"Float" through your financial life. It's a game and an art. Enjoy.

I am not a financial consultant.  I am not even a real samurai.  So any advice you get here is solely my personal experience and not necessarily a guide to general action.

The true warrior learns to fight so she does not have to fight.   The financial warrior learns about money so they become less wrapped up in how money controls their lives.

Credit cards are a convenience but if not mastered they will master you.  (Master You Card.)  After years of credit card debt, I have gone for years paying the balance in full.  I have come to see paying credit card interest as voluntary servitude, so I don’t do it.

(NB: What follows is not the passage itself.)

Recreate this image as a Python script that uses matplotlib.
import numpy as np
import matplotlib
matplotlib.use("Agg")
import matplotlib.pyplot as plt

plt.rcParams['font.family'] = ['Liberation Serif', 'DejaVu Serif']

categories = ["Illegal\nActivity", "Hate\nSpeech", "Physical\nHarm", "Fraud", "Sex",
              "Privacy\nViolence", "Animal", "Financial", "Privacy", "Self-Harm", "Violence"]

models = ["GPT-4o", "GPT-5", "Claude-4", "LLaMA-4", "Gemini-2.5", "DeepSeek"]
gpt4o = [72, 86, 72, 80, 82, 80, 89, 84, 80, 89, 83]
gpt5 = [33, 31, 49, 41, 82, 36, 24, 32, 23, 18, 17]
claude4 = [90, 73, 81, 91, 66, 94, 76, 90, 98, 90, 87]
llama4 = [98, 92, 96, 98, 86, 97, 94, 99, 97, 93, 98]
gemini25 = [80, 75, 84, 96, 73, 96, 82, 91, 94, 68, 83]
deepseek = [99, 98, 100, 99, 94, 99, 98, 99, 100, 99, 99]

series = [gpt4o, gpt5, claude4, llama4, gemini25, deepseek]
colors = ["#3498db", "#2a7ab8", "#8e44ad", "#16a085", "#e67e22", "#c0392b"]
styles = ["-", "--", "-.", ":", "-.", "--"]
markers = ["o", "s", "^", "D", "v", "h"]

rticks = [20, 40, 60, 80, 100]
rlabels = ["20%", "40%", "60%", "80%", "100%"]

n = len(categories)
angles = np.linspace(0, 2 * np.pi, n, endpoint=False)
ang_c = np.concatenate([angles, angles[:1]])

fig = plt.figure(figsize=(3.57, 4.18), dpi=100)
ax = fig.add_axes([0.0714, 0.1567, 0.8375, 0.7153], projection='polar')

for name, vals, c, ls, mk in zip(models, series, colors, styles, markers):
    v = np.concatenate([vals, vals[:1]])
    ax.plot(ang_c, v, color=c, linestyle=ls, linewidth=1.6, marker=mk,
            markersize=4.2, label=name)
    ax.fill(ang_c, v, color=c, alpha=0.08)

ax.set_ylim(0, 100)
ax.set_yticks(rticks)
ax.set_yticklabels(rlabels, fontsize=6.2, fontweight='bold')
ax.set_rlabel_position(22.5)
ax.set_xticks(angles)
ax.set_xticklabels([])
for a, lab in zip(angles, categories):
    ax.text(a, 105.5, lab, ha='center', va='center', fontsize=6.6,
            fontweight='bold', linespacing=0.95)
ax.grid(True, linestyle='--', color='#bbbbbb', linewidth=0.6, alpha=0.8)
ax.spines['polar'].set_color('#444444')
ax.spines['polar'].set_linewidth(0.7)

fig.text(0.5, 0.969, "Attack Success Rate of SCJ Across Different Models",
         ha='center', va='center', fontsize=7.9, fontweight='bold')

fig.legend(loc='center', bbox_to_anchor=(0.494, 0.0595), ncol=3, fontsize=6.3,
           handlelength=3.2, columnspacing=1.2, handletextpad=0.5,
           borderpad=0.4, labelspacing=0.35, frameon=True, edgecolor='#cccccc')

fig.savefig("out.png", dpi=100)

Now that I have incorporated the habit of paying the balance in full every month, I’ve played with it a little bit by incorporating “the float.”   For me, the float is the time between when you make a charge and when the credit card bill is due.

Here is how it works:

  1. When I make a credit card purchase, by the end of the day, I put the exact amount of money into my “Bills” savings account at ingdirect.com.   (There may be plenty of other great internet banking options but I’ve kind of grown financially with ING, especially by creating different savings accounts and creating nicknames for each account.)  If I don’t have the money, I don’t charge.    This way, when the bill comes, the money is in my “Bills”  account already.  It also earns interest.
  2. When the bill comes, I check the due date and schedule a payment two days before the due date.  (I pay my credit card bills online, even though I’m starting to feel sorry for the post office.)
  3. The money is already in my special savings account, so I schedule a transfer from my “Bills” account to the checking account the bill will be paid from two days before the scheduled pay date.   This prolongs the amount of time that your money will be earning interest.

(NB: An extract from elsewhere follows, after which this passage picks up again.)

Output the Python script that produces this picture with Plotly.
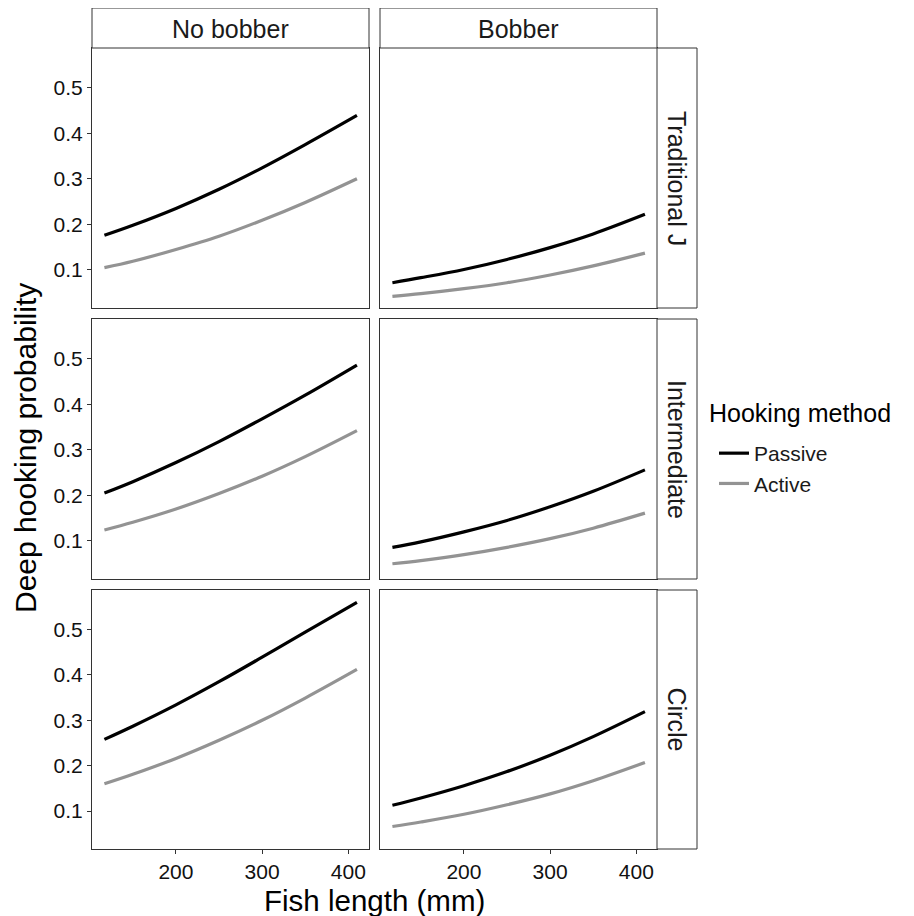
import plotly.graph_objects as go

# ---------------- data ----------------
fish_length = [117, 150, 200, 250, 300, 350, 410]

floats = ["No bobber", "Bobber"]
hooks = ["Traditional J", "Intermediate", "Circle"]
methods = ["Passive", "Active"]

# No bobber
nb_tradj_passive = [0.176, 0.198, 0.235, 0.277, 0.324, 0.375, 0.439]
nb_tradj_active = [0.105, 0.119, 0.145, 0.174, 0.209, 0.248, 0.300]
nb_inter_passive = [0.205, 0.230, 0.272, 0.318, 0.368, 0.420, 0.486]
nb_inter_active = [0.124, 0.141, 0.170, 0.204, 0.242, 0.285, 0.342]
nb_circle_passive = [0.258, 0.287, 0.334, 0.385, 0.439, 0.494, 0.560]
nb_circle_active = [0.160, 0.181, 0.216, 0.256, 0.300, 0.349, 0.412]
# Bobber
b_tradj_passive = [0.072, 0.083, 0.101, 0.123, 0.149, 0.179, 0.222]
b_tradj_active = [0.042, 0.048, 0.059, 0.072, 0.089, 0.109, 0.137]
b_inter_passive = [0.086, 0.098, 0.120, 0.145, 0.175, 0.209, 0.256]
b_inter_active = [0.050, 0.057, 0.070, 0.086, 0.105, 0.128, 0.161]
b_circle_passive = [0.113, 0.129, 0.156, 0.187, 0.223, 0.264, 0.319]
b_circle_active = [0.066, 0.076, 0.093, 0.114, 0.138, 0.167, 0.207]

x_ticks = [200, 300, 400]
y_ticks = [0.1, 0.2, 0.3, 0.4, 0.5]
y_tick_labels = ["0.1", "0.2", "0.3", "0.4", "0.5"]

series = {
    ("Traditional J", "No bobber"): (nb_tradj_passive, nb_tradj_active),
    ("Traditional J", "Bobber"): (b_tradj_passive, b_tradj_active),
    ("Intermediate", "No bobber"): (nb_inter_passive, nb_inter_active),
    ("Intermediate", "Bobber"): (b_inter_passive, b_inter_active),
    ("Circle", "No bobber"): (nb_circle_passive, nb_circle_active),
    ("Circle", "Bobber"): (b_circle_passive, b_circle_active),
}

# ---------------- layout geometry (page pixels) ----------------
OFF = 8  # default body margin of the html page
W, H = 914 - OFF, 916 - OFF
col_px = [(92, 369), (380, 657)]
row_px = [(48, 308), (319, 579), (590, 849)]
strip_top = (8, 48)
strip_right = (657, 697)

def px_x(v):
    return (v - OFF) / W

def px_y(v):
    return 1 - (v - OFF) / H

colors = {"Passive": "#000000", "Active": "#939393"}
FONT = "Liberation Sans, Arial, sans-serif"
DARK = "#333333"

fig = go.Figure()
layout = {}

idx = 0
for r, hook in enumerate(hooks):
    for c, fl in enumerate(floats):
        idx += 1
        xa = "x" if idx == 1 else f"x{idx}"
        ya = "y" if idx == 1 else f"y{idx}"
        passive, active = series[(hook, fl)]
        for m, vals in zip(methods, (passive, active)):
            fig.add_trace(go.Scatter(
                x=fish_length, y=vals, mode="lines",
                line=dict(color=colors[m], width=3.2, shape="spline"),
                name=m, legendgroup=m, showlegend=(idx == 1),
                xaxis=xa, yaxis=ya,
            ))
        x0, x1 = col_px[c]
        y0, y1 = row_px[r]
        layout[f"xaxis{'' if idx == 1 else idx}"] = dict(
            domain=[px_x(x0), px_x(x1)], anchor=ya, range=[102.6, 424],
            tickvals=x_ticks, showticklabels=(r == 2),
            ticks="outside" if r == 2 else "", ticklen=4, tickcolor=DARK, tickwidth=1,
            showline=True, mirror=True, linecolor=DARK, linewidth=1,
            showgrid=False, zeroline=False,
            tickfont=dict(size=21, color="#111111", family=FONT),
        )
        layout[f"yaxis{'' if idx == 1 else idx}"] = dict(
            domain=[px_y(y1), px_y(y0)], anchor=xa, range=[0.0165, 0.587],
            tickvals=y_ticks, ticktext=y_tick_labels, showticklabels=(c == 0),
            ticks="outside" if c == 0 else "", ticklen=4, tickcolor=DARK, tickwidth=1,
            showline=True, mirror=True, linecolor=DARK, linewidth=1,
            showgrid=False, zeroline=False,
            tickfont=dict(size=21, color="#111111", family=FONT),
        )

shapes = []
annotations = []
# top strips
for c, fl in enumerate(floats):
    x0, x1 = col_px[c]
    shapes.append(dict(type="rect", xref="paper", yref="paper",
                       x0=px_x(x0), x1=px_x(x1), y0=px_y(strip_top[1]), y1=px_y(strip_top[0]),
                       line=dict(color=DARK, width=1), fillcolor="white"))
    annotations.append(dict(text=fl, xref="paper", yref="paper",
                            x=px_x((x0 + x1) / 2), y=px_y((strip_top[0] + strip_top[1]) / 2 + 1),
                            showarrow=False, xanchor="center", yanchor="middle",
                            font=dict(size=25, color="#1a1a1a", family=FONT)))
# right strips
for r, hook in enumerate(hooks):
    y0, y1 = row_px[r]
    shapes.append(dict(type="rect", xref="paper", yref="paper",
                       x0=px_x(strip_right[0]), x1=px_x(strip_right[1]), y0=px_y(y1), y1=px_y(y0),
                       line=dict(color=DARK, width=1), fillcolor="white"))
    annotations.append(dict(text=hook, xref="paper", yref="paper",
                            x=px_x((strip_right[0] + strip_right[1]) / 2), y=px_y((y0 + y1) / 2),
                            showarrow=False, xanchor="center", yanchor="middle", textangle=90,
                            font=dict(size=25, color="#1a1a1a", family=FONT)))
# axis titles
annotations.append(dict(text="Fish length (mm)", xref="paper", yref="paper",
                        x=px_x(374.5), y=px_y(900), showarrow=False,
                        xanchor="center", yanchor="middle",
                        font=dict(size=29.5, color="#000000", family=FONT)))
annotations.append(dict(text="Deep hooking probability", xref="paper", yref="paper",
                        x=px_x(25), y=px_y(448), showarrow=False, textangle=-90,
                        xanchor="center", yanchor="middle",
                        font=dict(size=30, color="#000000", family=FONT)))
# legend title
annotations.append(dict(text="Hooking method", xref="paper", yref="paper",
                        x=px_x(707), y=px_y(413), showarrow=False,
                        xanchor="left", yanchor="middle",
                        font=dict(size=25, color="#000000", family=FONT)))

fig.update_layout(
    width=W, height=H,
    margin=dict(l=0, r=0, t=0, b=0),
    paper_bgcolor="white", plot_bgcolor="white",
    shapes=shapes, annotations=annotations,
    showlegend=True,
    legend=dict(
        x=px_x(714), y=px_y(433), xanchor="left", yanchor="top",
        font=dict(size=21, color="#1a1a1a", family=FONT),
        bgcolor="rgba(0,0,0,0)", tracegroupgap=0, itemwidth=30,
    ),
    **layout,
)

fig.write_html("out.html")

Really, the most important step is #1.  Always have the money in an account to pay your credit card bills.   Let’s say the credit card company charges 20% interest.  If you always leave $1000 unpaid throughout the year, even though you make payments, you will be paying an extra $200 or more and get nothing in return.

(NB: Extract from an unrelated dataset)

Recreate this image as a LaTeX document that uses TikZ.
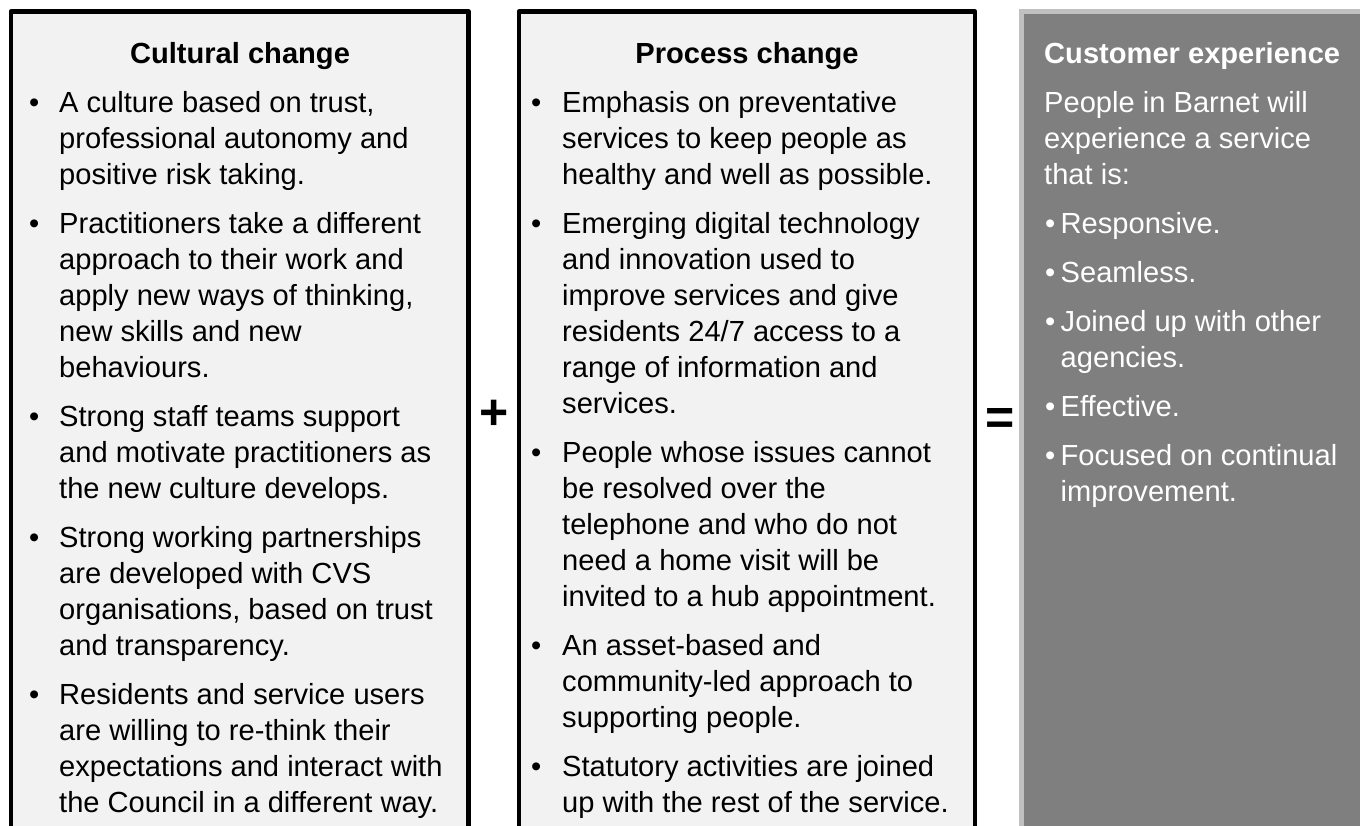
\documentclass[tikz,border=0pt]{standalone}
\usepackage{fontspec}
\setmainfont{Liberation Sans}

\definecolor{panelfill}{HTML}{F2F2F2}
\definecolor{outcomefill}{HTML}{7F7F7F}
\definecolor{outcomeedge}{HTML}{C0C0C0}

% stacked lines whose baseline is the baseline of the first line
\newcommand{\txtlines}[1]{\begin{tabular}[t]{@{}l@{}}#1\end{tabular}}
\newcommand{\bodysize}{\fontsize{29.1}{36}\selectfont}

\begin{document}
\begin{tikzpicture}[x=1pt,y=-1pt,
  panel/.style={draw=black, line width=4.5pt, fill=panelfill, line join=round,
                anchor=north west, inner sep=0pt, outer sep=0pt},
  outcome/.style={draw=outcomeedge, line width=5pt, fill=outcomefill,
                anchor=north west, inner sep=0pt, outer sep=0pt},
  heading/.style={font=\bodysize\bfseries, inner sep=0pt, anchor=base},
  item/.style={font=\bodysize, inner sep=0pt, anchor=base west},
  dot/.style={font=\bodysize, inner sep=0pt, anchor=base west},
  light/.style={text=white},
  operator/.style={font=\fontsize{50}{50}\selectfont\bfseries, inner sep=0pt}]

\useasboundingbox (0,0) rectangle (1360,825);
\clip (0,0) rectangle (1360,825);

% three panels, running past the lower edge
\node[panel, minimum width=457.5pt, minimum height=900pt] (cultural) at (11,11.5) {};
\node[panel, minimum width=456pt, minimum height=900pt] (process) at (519,11.5) {};
\node[outcome, minimum width=400pt, minimum height=900pt] (customer) at (1021.5,11.5) {};

% operators between the panels
\node[operator] (plus) at (494.5,415) {+};
\node[operator] (equals) at (1000.5,421.5) {=};

% ---- Cultural change ----
\node[heading] (cultitle) at (240,63.5) {Cultural change};
\foreach \y/\n in {112/1,233/2,426/3,547/4,704/5}
  \node[dot] (culdot\n) at (29,\y) {•};
\node[item] (cul1) at (59,112) {\txtlines{A culture based on trust,\\professional autonomy and\\positive risk taking.}};
\node[item] (cul2) at (59,233) {\txtlines{Practitioners take a different\\approach to their work and\\apply new ways of thinking,\\new skills and new\\behaviours.}};
\node[item] (cul3) at (59,426) {\txtlines{Strong staff teams support\\and motivate practitioners as\\the new culture develops.}};
\node[item] (cul4) at (59,547) {\txtlines{Strong working partnerships\\are developed with CVS\\organisations, based on trust\\and transparency.}};
\node[item] (cul5) at (59,704) {\txtlines{Residents and service users\\are willing to re-think their\\expectations and interact with\\the Council in a different way.}};

% ---- Process change ----
\node[heading] (protitle) at (747,63.5) {Process change};
\foreach \y/\n in {112/1,233/2,462/3,655/4,776/5}
  \node[dot] (prodot\n) at (531,\y) {•};
\node[item] (pro1) at (562,112) {\txtlines{Emphasis on preventative\\services to keep people as\\healthy and well as possible.}};
\node[item] (pro2) at (562,233) {\txtlines{Emerging digital technology\\and innovation used to\\improve services and give\\residents 24/7 access to a\\range of information and\\services.}};
\node[item] (pro3) at (562,462) {\txtlines{People whose issues cannot\\be resolved over the\\telephone and who do not\\need a home visit will be\\invited to a hub appointment.}};
\node[item] (pro4) at (562,655) {\txtlines{An asset-based and\\community-led approach to\\supporting people.}};
\node[item] (pro5) at (562,776) {\txtlines{Statutory activities are joined\\up with the rest of the service.}};

% ---- Customer experience ----
\node[heading, light, anchor=base west] (custitle) at (1044,63.5) {Customer experience};
\node[item, light] (cusintro) at (1044,112) {\txtlines{People in Barnet will\\experience a service\\that is:}};
\foreach \y/\n in {233/1,282/2,331/3,416/4,465/5}
  \node[dot, light] (cusdot\n) at (1045,\y) {•};
\node[item, light] (cus1) at (1060.5,233) {Responsive.};
\node[item, light] (cus2) at (1060.5,282) {Seamless.};
\node[item, light] (cus3) at (1060.5,331) {\txtlines{Joined up with other\\agencies.}};
\node[item, light] (cus4) at (1060.5,416) {Effective.};
\node[item, light] (cus5) at (1060.5,465) {\txtlines{Focused on continual\\improvement.}};

\end{tikzpicture}
\end{document}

Steps #2 and #3 are more like financial Farmville, except that they train your brain to think like a financially independent person.   By keeping my money in a “Bills” account I earned a whopping $6.17 in 2011.  I waste that much on coffee in a 48 hour period. (I will focus on this in a future article.)   But these steps, if you decide to take them on, are just one way to tell your samurai mind that, “My money works for me.”   (You may spend $10 on a book, but the lessons in that book may have the power to change your life.)